◆ Goal of the exercise
Identify the lines containing the word "that". Copy each one.

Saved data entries
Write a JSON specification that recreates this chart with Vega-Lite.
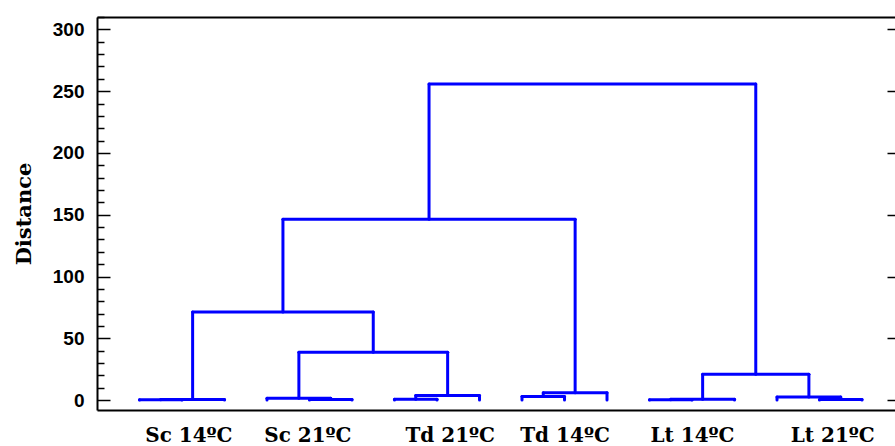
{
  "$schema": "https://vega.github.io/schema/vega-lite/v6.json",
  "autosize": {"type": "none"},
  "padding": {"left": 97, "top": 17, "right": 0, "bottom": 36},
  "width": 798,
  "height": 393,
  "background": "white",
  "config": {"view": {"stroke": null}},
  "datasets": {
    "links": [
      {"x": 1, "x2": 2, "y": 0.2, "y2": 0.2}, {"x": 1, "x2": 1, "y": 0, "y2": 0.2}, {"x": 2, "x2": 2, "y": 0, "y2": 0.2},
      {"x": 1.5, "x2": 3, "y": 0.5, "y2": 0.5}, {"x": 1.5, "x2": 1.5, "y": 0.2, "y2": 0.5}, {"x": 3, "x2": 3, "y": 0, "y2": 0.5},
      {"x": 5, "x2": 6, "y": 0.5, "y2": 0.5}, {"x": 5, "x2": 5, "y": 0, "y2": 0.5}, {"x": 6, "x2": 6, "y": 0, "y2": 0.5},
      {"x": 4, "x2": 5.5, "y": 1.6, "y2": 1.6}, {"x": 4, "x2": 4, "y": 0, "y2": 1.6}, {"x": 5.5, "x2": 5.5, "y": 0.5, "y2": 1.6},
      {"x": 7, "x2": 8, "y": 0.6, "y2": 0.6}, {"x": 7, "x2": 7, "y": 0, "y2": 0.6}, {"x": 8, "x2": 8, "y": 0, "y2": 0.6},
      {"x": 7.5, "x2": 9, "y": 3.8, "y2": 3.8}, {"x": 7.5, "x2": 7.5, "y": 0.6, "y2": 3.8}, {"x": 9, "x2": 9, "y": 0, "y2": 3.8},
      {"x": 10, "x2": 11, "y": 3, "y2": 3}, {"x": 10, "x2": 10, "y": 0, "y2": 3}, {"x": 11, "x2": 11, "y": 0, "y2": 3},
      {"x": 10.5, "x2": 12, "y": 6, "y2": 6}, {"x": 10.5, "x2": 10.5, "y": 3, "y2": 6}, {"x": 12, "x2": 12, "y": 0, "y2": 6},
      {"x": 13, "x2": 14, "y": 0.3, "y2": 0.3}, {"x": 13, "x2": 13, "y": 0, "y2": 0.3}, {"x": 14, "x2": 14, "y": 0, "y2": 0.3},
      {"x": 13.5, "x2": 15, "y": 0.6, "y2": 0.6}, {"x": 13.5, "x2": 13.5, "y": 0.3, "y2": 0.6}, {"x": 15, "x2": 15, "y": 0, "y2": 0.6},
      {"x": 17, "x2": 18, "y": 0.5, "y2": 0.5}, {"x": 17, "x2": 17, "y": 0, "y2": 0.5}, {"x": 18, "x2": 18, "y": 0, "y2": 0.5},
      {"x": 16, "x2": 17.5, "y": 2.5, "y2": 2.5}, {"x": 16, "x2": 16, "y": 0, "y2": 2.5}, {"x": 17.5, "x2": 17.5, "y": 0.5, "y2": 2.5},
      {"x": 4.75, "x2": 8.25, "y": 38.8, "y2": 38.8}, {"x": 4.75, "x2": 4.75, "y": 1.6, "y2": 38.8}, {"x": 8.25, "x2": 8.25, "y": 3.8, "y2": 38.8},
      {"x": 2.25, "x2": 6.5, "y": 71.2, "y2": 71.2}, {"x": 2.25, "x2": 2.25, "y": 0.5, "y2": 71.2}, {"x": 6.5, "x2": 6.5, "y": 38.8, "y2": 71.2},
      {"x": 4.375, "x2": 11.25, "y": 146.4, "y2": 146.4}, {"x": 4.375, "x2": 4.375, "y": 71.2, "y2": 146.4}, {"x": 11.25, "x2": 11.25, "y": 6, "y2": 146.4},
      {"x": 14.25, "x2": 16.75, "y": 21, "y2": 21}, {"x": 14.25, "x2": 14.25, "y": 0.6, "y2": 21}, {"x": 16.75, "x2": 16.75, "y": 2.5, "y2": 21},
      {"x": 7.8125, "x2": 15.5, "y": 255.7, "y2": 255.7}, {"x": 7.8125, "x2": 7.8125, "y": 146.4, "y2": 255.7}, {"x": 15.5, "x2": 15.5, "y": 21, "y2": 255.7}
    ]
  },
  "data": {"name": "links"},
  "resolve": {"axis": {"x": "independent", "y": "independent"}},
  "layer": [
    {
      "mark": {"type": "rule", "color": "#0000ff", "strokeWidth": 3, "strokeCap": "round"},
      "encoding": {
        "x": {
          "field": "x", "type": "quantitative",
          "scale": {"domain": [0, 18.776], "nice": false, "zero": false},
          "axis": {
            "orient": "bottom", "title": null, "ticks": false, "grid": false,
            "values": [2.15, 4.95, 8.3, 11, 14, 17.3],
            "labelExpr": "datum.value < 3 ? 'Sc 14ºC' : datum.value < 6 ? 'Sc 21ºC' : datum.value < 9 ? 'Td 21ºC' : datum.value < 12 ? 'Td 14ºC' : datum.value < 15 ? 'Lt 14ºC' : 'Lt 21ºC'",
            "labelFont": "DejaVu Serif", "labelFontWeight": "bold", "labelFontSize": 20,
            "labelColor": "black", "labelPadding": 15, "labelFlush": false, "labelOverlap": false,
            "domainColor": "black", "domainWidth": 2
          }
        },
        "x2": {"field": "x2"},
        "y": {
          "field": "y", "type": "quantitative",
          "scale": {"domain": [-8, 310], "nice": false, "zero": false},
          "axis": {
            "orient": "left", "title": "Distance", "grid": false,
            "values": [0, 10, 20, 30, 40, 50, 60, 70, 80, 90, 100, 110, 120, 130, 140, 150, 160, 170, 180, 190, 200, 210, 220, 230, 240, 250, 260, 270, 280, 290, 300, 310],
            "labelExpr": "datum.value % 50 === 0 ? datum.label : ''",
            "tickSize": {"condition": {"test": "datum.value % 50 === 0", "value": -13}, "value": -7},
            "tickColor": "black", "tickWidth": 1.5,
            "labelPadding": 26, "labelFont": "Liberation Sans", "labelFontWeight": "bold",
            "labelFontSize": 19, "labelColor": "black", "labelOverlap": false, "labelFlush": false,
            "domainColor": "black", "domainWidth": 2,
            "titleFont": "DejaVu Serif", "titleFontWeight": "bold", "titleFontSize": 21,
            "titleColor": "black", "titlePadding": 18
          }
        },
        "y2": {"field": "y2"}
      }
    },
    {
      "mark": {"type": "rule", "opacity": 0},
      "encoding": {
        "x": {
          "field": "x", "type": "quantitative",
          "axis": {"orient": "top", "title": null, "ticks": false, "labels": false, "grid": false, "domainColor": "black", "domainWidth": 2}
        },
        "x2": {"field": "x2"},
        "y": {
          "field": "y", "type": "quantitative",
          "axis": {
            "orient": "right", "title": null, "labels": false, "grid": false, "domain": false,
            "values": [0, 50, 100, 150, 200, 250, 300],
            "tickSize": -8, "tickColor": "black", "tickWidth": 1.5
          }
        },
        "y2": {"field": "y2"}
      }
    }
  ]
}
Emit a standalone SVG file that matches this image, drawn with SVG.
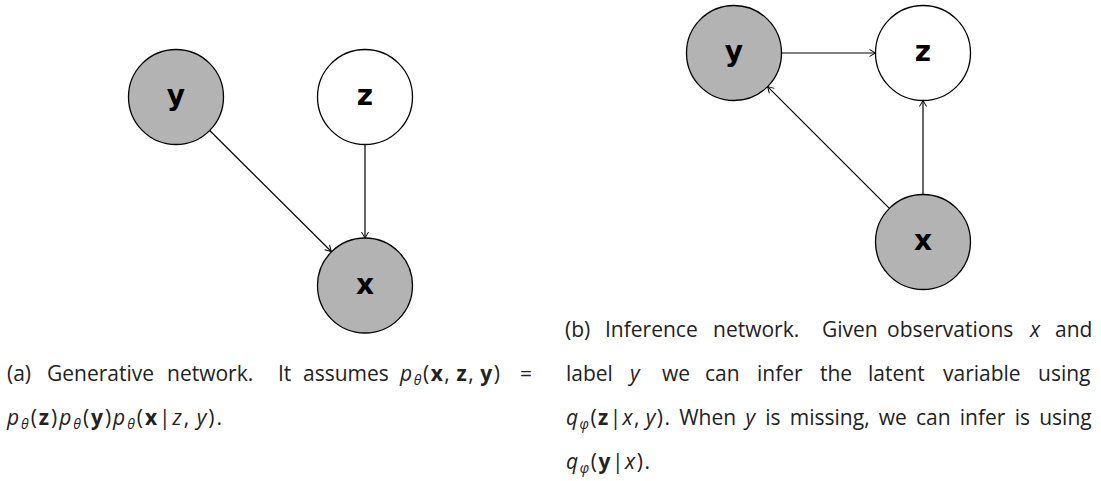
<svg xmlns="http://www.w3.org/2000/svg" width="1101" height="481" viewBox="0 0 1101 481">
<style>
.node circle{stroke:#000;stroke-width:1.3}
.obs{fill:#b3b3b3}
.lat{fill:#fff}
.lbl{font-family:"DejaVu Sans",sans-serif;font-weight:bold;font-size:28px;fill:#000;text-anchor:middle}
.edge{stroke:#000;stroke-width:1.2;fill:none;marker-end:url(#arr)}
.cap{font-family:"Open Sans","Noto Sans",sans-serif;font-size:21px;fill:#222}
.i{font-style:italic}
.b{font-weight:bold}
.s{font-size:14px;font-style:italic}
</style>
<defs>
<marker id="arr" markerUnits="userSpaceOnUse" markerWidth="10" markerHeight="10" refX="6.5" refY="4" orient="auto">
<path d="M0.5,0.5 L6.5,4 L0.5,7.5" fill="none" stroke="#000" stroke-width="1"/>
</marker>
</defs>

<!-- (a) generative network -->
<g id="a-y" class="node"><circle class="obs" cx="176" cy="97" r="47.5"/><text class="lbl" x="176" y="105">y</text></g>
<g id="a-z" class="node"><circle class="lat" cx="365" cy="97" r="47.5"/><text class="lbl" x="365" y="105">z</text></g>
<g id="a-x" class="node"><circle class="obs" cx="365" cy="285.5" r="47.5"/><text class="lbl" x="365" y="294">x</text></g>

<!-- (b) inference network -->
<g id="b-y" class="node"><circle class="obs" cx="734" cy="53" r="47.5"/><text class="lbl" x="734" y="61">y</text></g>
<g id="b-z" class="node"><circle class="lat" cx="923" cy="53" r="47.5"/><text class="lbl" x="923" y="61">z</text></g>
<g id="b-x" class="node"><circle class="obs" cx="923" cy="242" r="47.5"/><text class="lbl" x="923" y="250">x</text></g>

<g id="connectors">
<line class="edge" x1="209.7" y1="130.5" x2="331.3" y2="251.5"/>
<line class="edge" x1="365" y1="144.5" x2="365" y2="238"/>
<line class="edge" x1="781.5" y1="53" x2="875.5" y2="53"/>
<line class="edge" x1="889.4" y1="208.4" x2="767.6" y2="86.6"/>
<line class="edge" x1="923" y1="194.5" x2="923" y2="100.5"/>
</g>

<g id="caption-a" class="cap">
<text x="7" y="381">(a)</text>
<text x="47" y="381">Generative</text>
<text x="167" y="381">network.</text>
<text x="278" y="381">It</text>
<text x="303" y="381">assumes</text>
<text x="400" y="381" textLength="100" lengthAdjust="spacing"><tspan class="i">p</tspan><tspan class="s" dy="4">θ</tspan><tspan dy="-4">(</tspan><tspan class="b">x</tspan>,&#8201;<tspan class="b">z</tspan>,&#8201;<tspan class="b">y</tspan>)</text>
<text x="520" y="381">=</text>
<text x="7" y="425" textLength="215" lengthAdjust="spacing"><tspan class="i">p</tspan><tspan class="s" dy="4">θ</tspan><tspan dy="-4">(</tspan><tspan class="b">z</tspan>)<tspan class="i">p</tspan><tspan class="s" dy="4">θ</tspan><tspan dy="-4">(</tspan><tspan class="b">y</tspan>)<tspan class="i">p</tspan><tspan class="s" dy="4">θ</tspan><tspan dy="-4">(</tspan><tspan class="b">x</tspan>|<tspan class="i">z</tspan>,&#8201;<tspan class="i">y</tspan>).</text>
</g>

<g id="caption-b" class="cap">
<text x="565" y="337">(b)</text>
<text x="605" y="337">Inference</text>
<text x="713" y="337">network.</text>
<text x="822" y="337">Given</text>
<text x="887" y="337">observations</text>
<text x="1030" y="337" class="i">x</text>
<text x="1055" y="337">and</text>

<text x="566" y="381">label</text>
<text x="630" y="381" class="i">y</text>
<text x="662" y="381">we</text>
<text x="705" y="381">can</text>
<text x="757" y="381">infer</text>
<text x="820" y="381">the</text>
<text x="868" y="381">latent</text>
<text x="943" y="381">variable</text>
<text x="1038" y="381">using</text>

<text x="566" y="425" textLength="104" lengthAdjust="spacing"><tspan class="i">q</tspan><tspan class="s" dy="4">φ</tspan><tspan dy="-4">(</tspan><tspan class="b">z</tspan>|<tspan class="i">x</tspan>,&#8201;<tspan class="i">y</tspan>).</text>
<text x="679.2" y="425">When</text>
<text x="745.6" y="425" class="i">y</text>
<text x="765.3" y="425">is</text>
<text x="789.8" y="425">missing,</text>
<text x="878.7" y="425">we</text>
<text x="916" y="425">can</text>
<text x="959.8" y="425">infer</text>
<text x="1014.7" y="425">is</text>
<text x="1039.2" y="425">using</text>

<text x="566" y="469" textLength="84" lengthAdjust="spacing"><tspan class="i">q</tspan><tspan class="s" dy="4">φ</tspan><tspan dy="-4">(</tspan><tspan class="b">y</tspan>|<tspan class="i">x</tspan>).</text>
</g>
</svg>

◆ Reply to the exercise
Write a JSON specification that recreates this chart with Vega-Lite.
Emit a standalone SVG file that matches this image, drawn with SVG.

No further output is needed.